Task to carry out:
Reproduce the listing exactly, with no pictures in your copy.

Information shown:
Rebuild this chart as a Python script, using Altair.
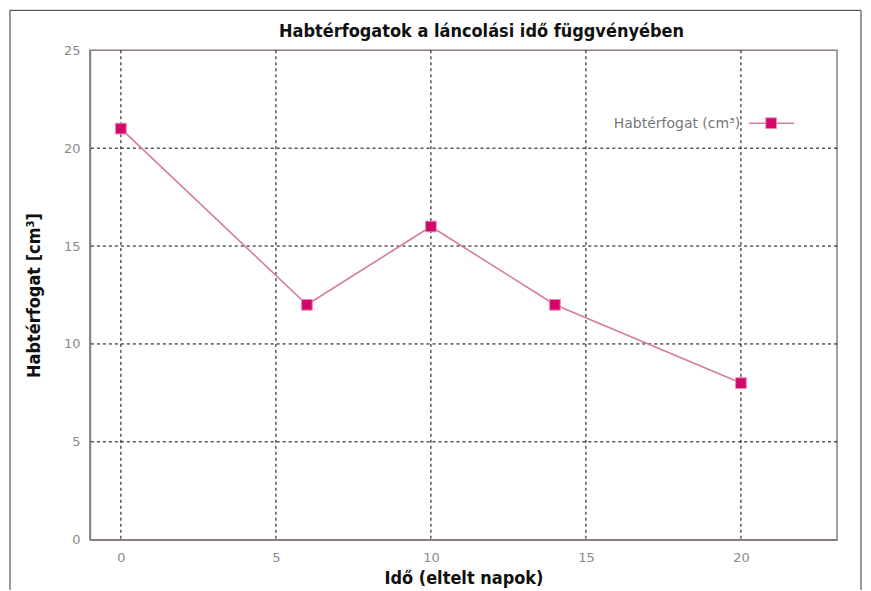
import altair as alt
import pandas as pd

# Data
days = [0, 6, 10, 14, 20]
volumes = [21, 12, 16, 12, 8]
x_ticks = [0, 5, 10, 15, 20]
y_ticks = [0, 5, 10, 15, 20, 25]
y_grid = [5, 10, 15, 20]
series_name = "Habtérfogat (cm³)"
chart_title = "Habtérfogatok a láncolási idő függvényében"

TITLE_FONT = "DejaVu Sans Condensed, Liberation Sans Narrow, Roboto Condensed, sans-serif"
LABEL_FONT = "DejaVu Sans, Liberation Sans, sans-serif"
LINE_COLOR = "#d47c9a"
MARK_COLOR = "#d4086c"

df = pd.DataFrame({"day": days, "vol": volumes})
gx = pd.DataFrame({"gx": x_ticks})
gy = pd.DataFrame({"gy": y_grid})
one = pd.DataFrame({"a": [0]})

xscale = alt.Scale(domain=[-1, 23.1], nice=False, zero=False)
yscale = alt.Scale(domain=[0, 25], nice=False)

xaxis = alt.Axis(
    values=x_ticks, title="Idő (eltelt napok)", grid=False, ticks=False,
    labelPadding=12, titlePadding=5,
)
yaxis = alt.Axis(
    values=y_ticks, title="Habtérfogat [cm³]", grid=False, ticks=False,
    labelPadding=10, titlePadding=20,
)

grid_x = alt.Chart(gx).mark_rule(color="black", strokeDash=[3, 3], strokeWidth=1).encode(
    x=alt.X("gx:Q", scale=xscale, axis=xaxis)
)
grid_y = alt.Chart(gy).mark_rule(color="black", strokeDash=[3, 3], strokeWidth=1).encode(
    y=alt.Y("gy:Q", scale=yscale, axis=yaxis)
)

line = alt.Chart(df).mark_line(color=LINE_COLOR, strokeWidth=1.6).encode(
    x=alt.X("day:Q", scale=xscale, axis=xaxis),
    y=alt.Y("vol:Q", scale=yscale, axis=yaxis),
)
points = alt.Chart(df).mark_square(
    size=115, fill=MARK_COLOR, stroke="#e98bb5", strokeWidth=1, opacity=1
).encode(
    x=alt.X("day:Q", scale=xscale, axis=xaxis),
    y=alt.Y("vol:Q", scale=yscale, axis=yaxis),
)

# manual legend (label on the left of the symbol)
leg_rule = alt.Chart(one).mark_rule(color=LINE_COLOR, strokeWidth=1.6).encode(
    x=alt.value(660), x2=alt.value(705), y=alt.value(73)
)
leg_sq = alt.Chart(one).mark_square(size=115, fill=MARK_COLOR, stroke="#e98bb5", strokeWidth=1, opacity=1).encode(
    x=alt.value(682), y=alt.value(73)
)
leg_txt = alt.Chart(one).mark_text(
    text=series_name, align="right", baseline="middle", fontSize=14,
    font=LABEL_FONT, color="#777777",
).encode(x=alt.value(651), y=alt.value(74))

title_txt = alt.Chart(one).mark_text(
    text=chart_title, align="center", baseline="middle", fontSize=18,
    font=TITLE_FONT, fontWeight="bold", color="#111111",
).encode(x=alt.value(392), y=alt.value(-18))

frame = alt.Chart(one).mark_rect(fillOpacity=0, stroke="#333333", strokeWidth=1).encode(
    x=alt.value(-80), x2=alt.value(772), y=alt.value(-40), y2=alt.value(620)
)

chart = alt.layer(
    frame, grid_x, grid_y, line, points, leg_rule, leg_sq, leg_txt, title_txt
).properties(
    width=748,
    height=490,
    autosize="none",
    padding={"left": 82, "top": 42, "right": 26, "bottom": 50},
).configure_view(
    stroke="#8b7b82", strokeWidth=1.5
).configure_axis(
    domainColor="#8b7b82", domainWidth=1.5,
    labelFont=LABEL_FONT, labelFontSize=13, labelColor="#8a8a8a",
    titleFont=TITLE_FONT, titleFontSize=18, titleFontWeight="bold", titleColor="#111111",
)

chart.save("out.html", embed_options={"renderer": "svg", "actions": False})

Response to this task:
Rebuild this chart as a Python script, using Altair.
import altair as alt
import pandas as pd

# Data
days = [0, 6, 10, 14, 20]
volumes = [21, 12, 16, 12, 8]
x_ticks = [0, 5, 10, 15, 20]
y_ticks = [0, 5, 10, 15, 20, 25]
y_grid = [5, 10, 15, 20]
series_name = "Habtérfogat (cm³)"
chart_title = "Habtérfogatok a láncolási idő függvényében"

TITLE_FONT = "DejaVu Sans Condensed, Liberation Sans Narrow, Roboto Condensed, sans-serif"
LABEL_FONT = "DejaVu Sans, Liberation Sans, sans-serif"
LINE_COLOR = "#d47c9a"
MARK_COLOR = "#d4086c"

df = pd.DataFrame({"day": days, "vol": volumes})
gx = pd.DataFrame({"gx": x_ticks})
gy = pd.DataFrame({"gy": y_grid})
one = pd.DataFrame({"a": [0]})

xscale = alt.Scale(domain=[-1, 23.1], nice=False, zero=False)
yscale = alt.Scale(domain=[0, 25], nice=False)

xaxis = alt.Axis(
    values=x_ticks, title="Idő (eltelt napok)", grid=False, ticks=False,
    labelPadding=12, titlePadding=5,
)
yaxis = alt.Axis(
    values=y_ticks, title="Habtérfogat [cm³]", grid=False, ticks=False,
    labelPadding=10, titlePadding=20,
)

grid_x = alt.Chart(gx).mark_rule(color="black", strokeDash=[3, 3], strokeWidth=1).encode(
    x=alt.X("gx:Q", scale=xscale, axis=xaxis)
)
grid_y = alt.Chart(gy).mark_rule(color="black", strokeDash=[3, 3], strokeWidth=1).encode(
    y=alt.Y("gy:Q", scale=yscale, axis=yaxis)
)

line = alt.Chart(df).mark_line(color=LINE_COLOR, strokeWidth=1.6).encode(
    x=alt.X("day:Q", scale=xscale, axis=xaxis),
    y=alt.Y("vol:Q", scale=yscale, axis=yaxis),
)
points = alt.Chart(df).mark_square(
    size=115, fill=MARK_COLOR, stroke="#e98bb5", strokeWidth=1, opacity=1
).encode(
    x=alt.X("day:Q", scale=xscale, axis=xaxis),
    y=alt.Y("vol:Q", scale=yscale, axis=yaxis),
)

# manual legend (label on the left of the symbol)
leg_rule = alt.Chart(one).mark_rule(color=LINE_COLOR, strokeWidth=1.6).encode(
    x=alt.value(660), x2=alt.value(705), y=alt.value(73)
)
leg_sq = alt.Chart(one).mark_square(size=115, fill=MARK_COLOR, stroke="#e98bb5", strokeWidth=1, opacity=1).encode(
    x=alt.value(682), y=alt.value(73)
)
leg_txt = alt.Chart(one).mark_text(
    text=series_name, align="right", baseline="middle", fontSize=14,
    font=LABEL_FONT, color="#777777",
).encode(x=alt.value(651), y=alt.value(74))

title_txt = alt.Chart(one).mark_text(
    text=chart_title, align="center", baseline="middle", fontSize=18,
    font=TITLE_FONT, fontWeight="bold", color="#111111",
).encode(x=alt.value(392), y=alt.value(-18))

frame = alt.Chart(one).mark_rect(fillOpacity=0, stroke="#333333", strokeWidth=1).encode(
    x=alt.value(-80), x2=alt.value(772), y=alt.value(-40), y2=alt.value(620)
)

chart = alt.layer(
    frame, grid_x, grid_y, line, points, leg_rule, leg_sq, leg_txt, title_txt
).properties(
    width=748,
    height=490,
    autosize="none",
    padding={"left": 82, "top": 42, "right": 26, "bottom": 50},
).configure_view(
    stroke="#8b7b82", strokeWidth=1.5
).configure_axis(
    domainColor="#8b7b82", domainWidth=1.5,
    labelFont=LABEL_FONT, labelFontSize=13, labelColor="#8a8a8a",
    titleFont=TITLE_FONT, titleFontSize=18, titleFontWeight="bold", titleColor="#111111",
)

chart.save("out.html", embed_options={"renderer": "svg", "actions": False})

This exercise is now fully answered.